[BEGIN Extracted entries]

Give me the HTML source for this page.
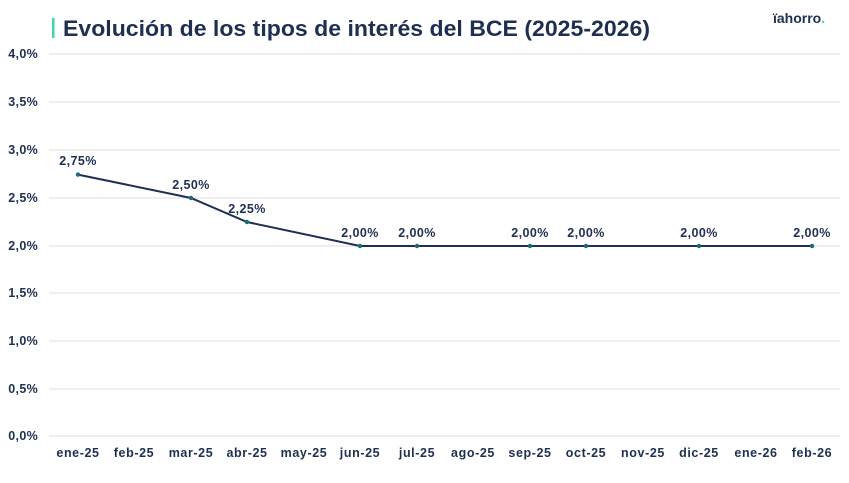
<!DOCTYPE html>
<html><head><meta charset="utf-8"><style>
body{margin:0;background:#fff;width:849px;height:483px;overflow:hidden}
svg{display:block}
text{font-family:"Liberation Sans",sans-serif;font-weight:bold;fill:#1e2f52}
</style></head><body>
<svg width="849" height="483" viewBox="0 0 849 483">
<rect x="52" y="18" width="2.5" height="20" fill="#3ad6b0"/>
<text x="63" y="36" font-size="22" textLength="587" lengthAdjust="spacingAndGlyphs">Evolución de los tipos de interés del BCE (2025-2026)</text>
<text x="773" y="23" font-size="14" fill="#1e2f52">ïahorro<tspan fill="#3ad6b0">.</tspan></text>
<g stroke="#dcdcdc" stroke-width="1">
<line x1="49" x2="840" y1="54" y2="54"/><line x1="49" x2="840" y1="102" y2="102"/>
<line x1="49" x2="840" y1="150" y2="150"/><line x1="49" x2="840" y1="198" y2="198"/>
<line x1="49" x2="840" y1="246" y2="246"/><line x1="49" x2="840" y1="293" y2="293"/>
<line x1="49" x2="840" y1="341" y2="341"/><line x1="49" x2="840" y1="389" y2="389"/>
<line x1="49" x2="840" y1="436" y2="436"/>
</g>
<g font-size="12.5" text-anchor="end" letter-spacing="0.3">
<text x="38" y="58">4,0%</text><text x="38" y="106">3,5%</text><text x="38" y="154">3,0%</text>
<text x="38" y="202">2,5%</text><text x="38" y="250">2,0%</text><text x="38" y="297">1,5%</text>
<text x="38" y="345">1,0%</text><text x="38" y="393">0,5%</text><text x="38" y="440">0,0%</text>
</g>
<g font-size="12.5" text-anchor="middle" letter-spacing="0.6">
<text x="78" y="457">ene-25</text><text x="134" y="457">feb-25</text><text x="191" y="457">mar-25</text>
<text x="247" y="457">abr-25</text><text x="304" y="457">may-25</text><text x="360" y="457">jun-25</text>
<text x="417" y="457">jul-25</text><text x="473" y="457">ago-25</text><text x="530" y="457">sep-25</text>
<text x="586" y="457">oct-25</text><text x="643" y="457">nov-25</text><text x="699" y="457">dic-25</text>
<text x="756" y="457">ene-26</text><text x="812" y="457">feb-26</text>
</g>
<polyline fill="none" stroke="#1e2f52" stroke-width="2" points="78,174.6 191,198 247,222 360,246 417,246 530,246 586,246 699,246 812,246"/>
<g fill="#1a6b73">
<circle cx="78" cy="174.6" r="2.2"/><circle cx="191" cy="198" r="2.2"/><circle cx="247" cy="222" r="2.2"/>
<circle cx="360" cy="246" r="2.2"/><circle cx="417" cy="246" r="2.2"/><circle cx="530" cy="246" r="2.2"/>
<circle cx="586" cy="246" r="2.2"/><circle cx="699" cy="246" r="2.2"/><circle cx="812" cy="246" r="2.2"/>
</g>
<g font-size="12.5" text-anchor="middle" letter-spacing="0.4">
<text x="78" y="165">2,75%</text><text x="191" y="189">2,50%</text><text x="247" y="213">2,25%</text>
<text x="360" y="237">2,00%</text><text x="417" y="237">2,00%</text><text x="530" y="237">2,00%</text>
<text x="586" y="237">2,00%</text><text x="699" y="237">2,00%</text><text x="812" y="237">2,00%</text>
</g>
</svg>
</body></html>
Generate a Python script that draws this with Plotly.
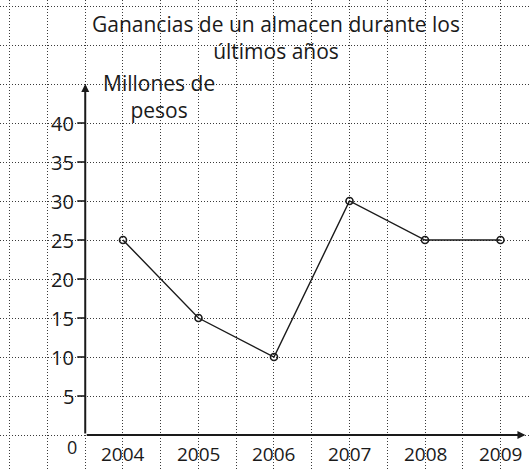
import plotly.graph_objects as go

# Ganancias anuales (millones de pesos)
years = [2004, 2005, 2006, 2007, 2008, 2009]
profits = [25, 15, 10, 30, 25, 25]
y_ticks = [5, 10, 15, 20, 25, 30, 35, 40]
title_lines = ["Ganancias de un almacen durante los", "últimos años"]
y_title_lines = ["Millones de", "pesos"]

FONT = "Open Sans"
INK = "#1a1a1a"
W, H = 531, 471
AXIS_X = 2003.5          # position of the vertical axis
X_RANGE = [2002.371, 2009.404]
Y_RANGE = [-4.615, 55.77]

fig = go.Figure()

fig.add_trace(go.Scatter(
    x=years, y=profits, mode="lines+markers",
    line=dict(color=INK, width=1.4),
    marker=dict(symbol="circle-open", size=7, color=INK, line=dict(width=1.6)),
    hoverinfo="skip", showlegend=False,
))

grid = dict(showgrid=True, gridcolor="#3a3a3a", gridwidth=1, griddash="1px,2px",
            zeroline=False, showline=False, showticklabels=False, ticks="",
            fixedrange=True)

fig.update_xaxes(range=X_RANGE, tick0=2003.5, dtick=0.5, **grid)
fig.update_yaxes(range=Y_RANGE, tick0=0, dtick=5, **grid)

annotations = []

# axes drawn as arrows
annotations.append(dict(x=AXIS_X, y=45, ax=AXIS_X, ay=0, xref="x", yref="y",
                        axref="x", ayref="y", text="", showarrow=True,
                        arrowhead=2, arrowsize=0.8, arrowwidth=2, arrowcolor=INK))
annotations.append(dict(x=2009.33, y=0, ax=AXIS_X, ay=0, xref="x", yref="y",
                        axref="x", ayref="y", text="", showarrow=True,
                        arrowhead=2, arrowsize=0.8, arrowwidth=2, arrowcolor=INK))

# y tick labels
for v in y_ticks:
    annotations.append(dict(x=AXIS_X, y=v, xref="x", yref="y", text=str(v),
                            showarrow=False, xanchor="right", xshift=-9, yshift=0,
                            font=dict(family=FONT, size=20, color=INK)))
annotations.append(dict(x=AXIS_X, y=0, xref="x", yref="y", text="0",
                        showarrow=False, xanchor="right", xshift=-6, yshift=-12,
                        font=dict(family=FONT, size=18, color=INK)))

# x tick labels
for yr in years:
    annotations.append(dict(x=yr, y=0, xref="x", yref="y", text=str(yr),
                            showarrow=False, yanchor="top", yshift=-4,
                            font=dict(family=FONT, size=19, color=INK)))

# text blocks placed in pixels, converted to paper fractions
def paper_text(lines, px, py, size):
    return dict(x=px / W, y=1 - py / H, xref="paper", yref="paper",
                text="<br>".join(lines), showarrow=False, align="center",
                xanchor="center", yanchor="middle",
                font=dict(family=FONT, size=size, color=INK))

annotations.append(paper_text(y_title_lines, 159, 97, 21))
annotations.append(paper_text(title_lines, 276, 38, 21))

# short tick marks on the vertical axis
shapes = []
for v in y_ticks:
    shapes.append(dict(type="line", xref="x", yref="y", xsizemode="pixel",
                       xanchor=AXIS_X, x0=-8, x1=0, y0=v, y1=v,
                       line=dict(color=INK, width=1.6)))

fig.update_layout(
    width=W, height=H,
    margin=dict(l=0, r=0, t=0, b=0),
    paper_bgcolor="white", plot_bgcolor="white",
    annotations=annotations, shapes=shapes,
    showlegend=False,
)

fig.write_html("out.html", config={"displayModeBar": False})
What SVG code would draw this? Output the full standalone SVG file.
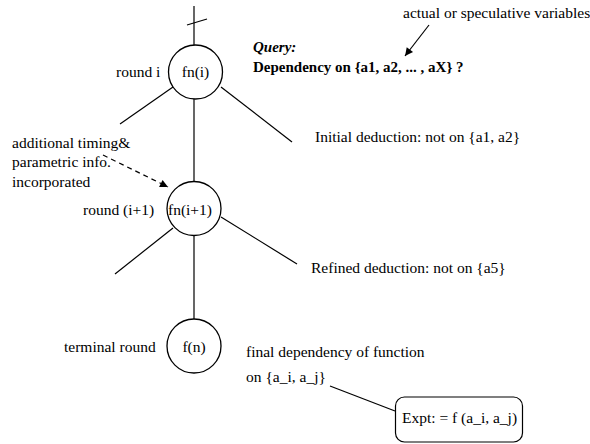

[END Extracted entries]

Quote the records above in full, dropping each picture.

Give me the HTML source for this page.
<!DOCTYPE html>
<html><head><meta charset="utf-8"><style>
body{margin:0;background:#fff;width:849px;height:483px;overflow:hidden}
svg{display:block}
text{font-family:"Liberation Sans",sans-serif;font-weight:bold;fill:#1e2f52}
</style></head><body>
<svg width="849" height="483" viewBox="0 0 849 483">
<rect x="52" y="18" width="2.5" height="20" fill="#3ad6b0"/>
<text x="63" y="36" font-size="22" textLength="587" lengthAdjust="spacingAndGlyphs">Evolución de los tipos de interés del BCE (2025-2026)</text>
<text x="773" y="23" font-size="14" fill="#1e2f52">ïahorro<tspan fill="#3ad6b0">.</tspan></text>
<g stroke="#dcdcdc" stroke-width="1">
<line x1="49" x2="840" y1="54" y2="54"/><line x1="49" x2="840" y1="102" y2="102"/>
<line x1="49" x2="840" y1="150" y2="150"/><line x1="49" x2="840" y1="198" y2="198"/>
<line x1="49" x2="840" y1="246" y2="246"/><line x1="49" x2="840" y1="293" y2="293"/>
<line x1="49" x2="840" y1="341" y2="341"/><line x1="49" x2="840" y1="389" y2="389"/>
<line x1="49" x2="840" y1="436" y2="436"/>
</g>
<g font-size="12.5" text-anchor="end" letter-spacing="0.3">
<text x="38" y="58">4,0%</text><text x="38" y="106">3,5%</text><text x="38" y="154">3,0%</text>
<text x="38" y="202">2,5%</text><text x="38" y="250">2,0%</text><text x="38" y="297">1,5%</text>
<text x="38" y="345">1,0%</text><text x="38" y="393">0,5%</text><text x="38" y="440">0,0%</text>
</g>
<g font-size="12.5" text-anchor="middle" letter-spacing="0.6">
<text x="78" y="457">ene-25</text><text x="134" y="457">feb-25</text><text x="191" y="457">mar-25</text>
<text x="247" y="457">abr-25</text><text x="304" y="457">may-25</text><text x="360" y="457">jun-25</text>
<text x="417" y="457">jul-25</text><text x="473" y="457">ago-25</text><text x="530" y="457">sep-25</text>
<text x="586" y="457">oct-25</text><text x="643" y="457">nov-25</text><text x="699" y="457">dic-25</text>
<text x="756" y="457">ene-26</text><text x="812" y="457">feb-26</text>
</g>
<polyline fill="none" stroke="#1e2f52" stroke-width="2" points="78,174.6 191,198 247,222 360,246 417,246 530,246 586,246 699,246 812,246"/>
<g fill="#1a6b73">
<circle cx="78" cy="174.6" r="2.2"/><circle cx="191" cy="198" r="2.2"/><circle cx="247" cy="222" r="2.2"/>
<circle cx="360" cy="246" r="2.2"/><circle cx="417" cy="246" r="2.2"/><circle cx="530" cy="246" r="2.2"/>
<circle cx="586" cy="246" r="2.2"/><circle cx="699" cy="246" r="2.2"/><circle cx="812" cy="246" r="2.2"/>
</g>
<g font-size="12.5" text-anchor="middle" letter-spacing="0.4">
<text x="78" y="165">2,75%</text><text x="191" y="189">2,50%</text><text x="247" y="213">2,25%</text>
<text x="360" y="237">2,00%</text><text x="417" y="237">2,00%</text><text x="530" y="237">2,00%</text>
<text x="586" y="237">2,00%</text><text x="699" y="237">2,00%</text><text x="812" y="237">2,00%</text>
</g>
</svg>
</body></html>
Generate a Python script that draws this with Plotly.
import plotly.graph_objects as go

# Ganancias anuales (millones de pesos)
years = [2004, 2005, 2006, 2007, 2008, 2009]
profits = [25, 15, 10, 30, 25, 25]
y_ticks = [5, 10, 15, 20, 25, 30, 35, 40]
title_lines = ["Ganancias de un almacen durante los", "últimos años"]
y_title_lines = ["Millones de", "pesos"]

FONT = "Open Sans"
INK = "#1a1a1a"
W, H = 531, 471
AXIS_X = 2003.5          # position of the vertical axis
X_RANGE = [2002.371, 2009.404]
Y_RANGE = [-4.615, 55.77]

fig = go.Figure()

fig.add_trace(go.Scatter(
    x=years, y=profits, mode="lines+markers",
    line=dict(color=INK, width=1.4),
    marker=dict(symbol="circle-open", size=7, color=INK, line=dict(width=1.6)),
    hoverinfo="skip", showlegend=False,
))

grid = dict(showgrid=True, gridcolor="#3a3a3a", gridwidth=1, griddash="1px,2px",
            zeroline=False, showline=False, showticklabels=False, ticks="",
            fixedrange=True)

fig.update_xaxes(range=X_RANGE, tick0=2003.5, dtick=0.5, **grid)
fig.update_yaxes(range=Y_RANGE, tick0=0, dtick=5, **grid)

annotations = []

# axes drawn as arrows
annotations.append(dict(x=AXIS_X, y=45, ax=AXIS_X, ay=0, xref="x", yref="y",
                        axref="x", ayref="y", text="", showarrow=True,
                        arrowhead=2, arrowsize=0.8, arrowwidth=2, arrowcolor=INK))
annotations.append(dict(x=2009.33, y=0, ax=AXIS_X, ay=0, xref="x", yref="y",
                        axref="x", ayref="y", text="", showarrow=True,
                        arrowhead=2, arrowsize=0.8, arrowwidth=2, arrowcolor=INK))

# y tick labels
for v in y_ticks:
    annotations.append(dict(x=AXIS_X, y=v, xref="x", yref="y", text=str(v),
                            showarrow=False, xanchor="right", xshift=-9, yshift=0,
                            font=dict(family=FONT, size=20, color=INK)))
annotations.append(dict(x=AXIS_X, y=0, xref="x", yref="y", text="0",
                        showarrow=False, xanchor="right", xshift=-6, yshift=-12,
                        font=dict(family=FONT, size=18, color=INK)))

# x tick labels
for yr in years:
    annotations.append(dict(x=yr, y=0, xref="x", yref="y", text=str(yr),
                            showarrow=False, yanchor="top", yshift=-4,
                            font=dict(family=FONT, size=19, color=INK)))

# text blocks placed in pixels, converted to paper fractions
def paper_text(lines, px, py, size):
    return dict(x=px / W, y=1 - py / H, xref="paper", yref="paper",
                text="<br>".join(lines), showarrow=False, align="center",
                xanchor="center", yanchor="middle",
                font=dict(family=FONT, size=size, color=INK))

annotations.append(paper_text(y_title_lines, 159, 97, 21))
annotations.append(paper_text(title_lines, 276, 38, 21))

# short tick marks on the vertical axis
shapes = []
for v in y_ticks:
    shapes.append(dict(type="line", xref="x", yref="y", xsizemode="pixel",
                       xanchor=AXIS_X, x0=-8, x1=0, y0=v, y1=v,
                       line=dict(color=INK, width=1.6)))

fig.update_layout(
    width=W, height=H,
    margin=dict(l=0, r=0, t=0, b=0),
    paper_bgcolor="white", plot_bgcolor="white",
    annotations=annotations, shapes=shapes,
    showlegend=False,
)

fig.write_html("out.html", config={"displayModeBar": False})
What SVG code would draw this? Output the full standalone SVG file.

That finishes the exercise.